Thomas is interested in politics, history, environmental science, and international relations, and he’ll see where that takes him at Bucknell.
He credits Southie and its sense of community with getting him to this point. The friends he’s made here will be friends for life, he said.
He has built strong bonds with South Boston youth from his work with the basketball, the Boys & Girls Club, and track programs. “They look up to you. They’ll tell you things. They see you as a helper,” he said.
When he walks down the street, parents of kids he’s coached or mentored will tell him, “My son talks about you all the time,” Thomas said. “It’s so rewarding.”
When he was younger and he and his mom would walk somewhere that should have taken five minutes, it would take 30 minutes because his mom knew so many people. “Now I’m the one stopping her to talk,” Thomas said. “I know so many people.”
He credits the YES track program for his success at BLS (he is a captain) and his spot on the Bucknell team. And while he wasn’t the best basketball player in Gatey history, he did make a ton of friends and gain mentors in the coaches. “That’s who personifies the neighborhood,” he said.
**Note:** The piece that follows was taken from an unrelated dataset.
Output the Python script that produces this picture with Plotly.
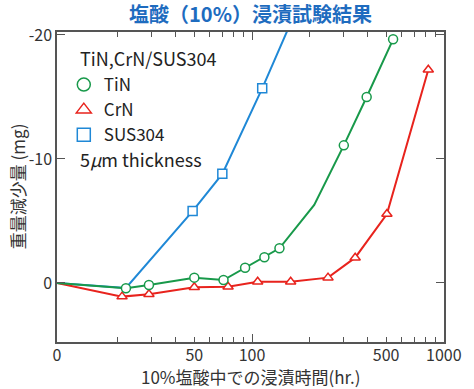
import plotly.graph_objects as go
import math

# ---- data (hours, weight change in mg; negative = loss) ----
hours_tin = [0, 22, 29, 50, 71, 92, 116, 139, 211, 301, 396, 544]
loss_tin = [0, 0.43, 0.16, -0.43, -0.24, -1.23, -2.07, -2.8, -6.3, -11.1, -15.0, -19.65]
tin_unmarked = [0, 211]

hours_crn = [0, 21, 29, 50, 75, 107, 159, 249, 345, 505, 830]
loss_crn = [0, 1.1, 0.91, 0.35, 0.3, -0.1, -0.1, -0.43, -2.04, -5.56, -17.2]
crn_unmarked = [0]

hours_sus = [0, 22, 49, 70, 113, 200]
loss_sus = [0, 0.4, -5.8, -8.8, -15.7, -24.5]
sus_unmarked = [0, 22]

x_tick_labels = ["0", "50", "100", "500", "1000"]
x_tick_hours = [0, 50, 100, 500, 1000]
x_minor_hours = [20, 30, 40, 60, 70, 80, 90, 200, 300, 400, 600, 700, 800, 900]
y_ticks = [-20, -10, 0]

# ---- layout constants ----
W, H = 474, 389
ML, MR, MT, MB = 57, 18.5, 32, 47
PW, PH = W - ML - MR, H - MT - MB
XMIN_LOG, XMAX_LOG = 0.983, 3.001
X_ZERO = 10 ** XMIN_LOG  # hour 0 is drawn on the left edge
YRANGE = [4.76, -20.24]

GREEN = "#18994a"
RED = "#e8231d"
BLUE = "#1f88d6"
TITLE_BLUE = "#1e6cbf"
AX = "#555555"
TXT = "#333333"
FONT = "Noto Sans CJK JP"


def xmap(h):
    return [X_ZERO if v == 0 else v for v in h]


def px(x):
    return (x - ML) / PW


def py(y):
    return (H - MB - y) / PH


fig = go.Figure()

series = [
    ("SUS304", hours_sus, loss_sus, sus_unmarked, BLUE, "square"),
    ("CrN", hours_crn, loss_crn, crn_unmarked, RED, "triangle-up"),
    ("TiN", hours_tin, loss_tin, tin_unmarked, GREEN, "circle"),
]

for name, h, v, unm, col, sym in series:
    fig.add_trace(go.Scatter(x=xmap(h), y=v, mode="lines",
                             line=dict(color=col, width=2),
                             showlegend=False, hoverinfo="skip"))

for name, h, v, unm, col, sym in series:
    mh = [a for a in h if a not in unm]
    mv = [b for a, b in zip(h, v) if a not in unm]
    fig.add_trace(go.Scatter(x=xmap(mh), y=mv, mode="markers",
                             marker=dict(symbol=sym, size=9, color="white",
                                         line=dict(color=col, width=1.5)),
                             showlegend=False, cliponaxis=True))

# legend entries
for name, col, sym in [("TiN", GREEN, "circle"), ("CrN", RED, "triangle-up"),
                       ("SUS304", BLUE, "square")]:
    fig.add_trace(go.Scatter(x=[None], y=[None], mode="markers", name=name,
                             marker=dict(symbol=sym, size=13, color="white",
                                         line=dict(color=col, width=1.5))))

# helper trace for overlay axis (long tick at 100)
fig.add_trace(go.Scatter(x=[None], y=[None], xaxis="x2", showlegend=False,
                         hoverinfo="skip", mode="markers"))

fig.update_layout(
    width=W, height=H,
    margin=dict(l=ML, r=MR, t=MT, b=MB),
    paper_bgcolor="white", plot_bgcolor="white",
    font=dict(family=FONT, color=TXT, size=16),
    title=dict(text="<b>塩酸（10%）浸漬試験結果</b>", x=0.5, xref="paper", xanchor="center",
               y=1 - 15 / H, yanchor="middle",
               font=dict(size=20, color=TITLE_BLUE, family=FONT)),
    xaxis=dict(type="log", range=[XMIN_LOG, XMAX_LOG],
               tickmode="array", tickvals=xmap(x_tick_hours), ticktext=x_tick_labels,
               ticks="inside", ticklen=5, tickwidth=1, tickcolor=AX,
               ticklabelstandoff=-2,
               showline=True, linecolor=AX, linewidth=1.5, mirror="ticks",
               showgrid=False, zeroline=False,
               tickfont=dict(size=16, color=TXT),
               minor=dict(tickmode="array", tickvals=x_minor_hours, ticks="inside",
                          ticklen=5, tickwidth=1, tickcolor=AX, showgrid=False)),
    xaxis2=dict(type="log", range=[XMIN_LOG, XMAX_LOG], overlaying="x", side="bottom",
                anchor="y", tickmode="array", tickvals=[100], ticks="inside", ticklen=8,
                tickwidth=1, tickcolor=AX, showticklabels=False, showline=False,
                showgrid=False, zeroline=False, mirror="ticks"),
    yaxis=dict(range=YRANGE, tickmode="array", tickvals=y_ticks,
               ticktext=[str(t) for t in y_ticks],
               ticks="inside", ticklen=8, tickwidth=1, tickcolor=AX,
               showline=True, linecolor=AX, linewidth=1.5, mirror="ticks",
               showgrid=False, zeroline=False,
               tickfont=dict(size=16, color=TXT)),
    legend=dict(x=px(64), y=py(67), xanchor="left", yanchor="top",
                bgcolor="rgba(0,0,0,0)", font=dict(size=17, color="#222222", family=FONT),
                itemsizing="trace", tracegroupgap=0),
    showlegend=True,
)

annots = [
    dict(text="TiN,CrN/SUS304", x=px(79), y=py(58), xanchor="left", yanchor="middle",
         font=dict(size=18, color="#222222")),
    dict(text="5<i>μ</i>m thickness", x=px(79), y=py(159), xanchor="left", yanchor="middle",
         font=dict(size=18, color="#222222")),
    dict(text="10%塩酸中での浸漬時間(hr.)", x=0.5, y=py(376.5), xanchor="center",
         yanchor="middle", font=dict(size=17, color=TXT)),
    dict(text="重量減少量 (mg)", x=px(16), y=py(186), xanchor="center", yanchor="middle",
         textangle=-90, font=dict(size=17, color=TXT)),
]
for a in annots:
    fig.add_annotation(xref="paper", yref="paper", showarrow=False, **a)

fig.write_html("out.html")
At the Paraclete, he met kids of many different backgrounds. By attending Southie schools St. Peter’s, the Condon, and Up Academy, he knows so many kids and continues to have strong ties to them.
“I’ve met so many people with so many different backgrounds,” he said. “It changed the way I look at the world.”
He will take that Southie worldview to Lewisburg, where he is sure to make a difference in his new community.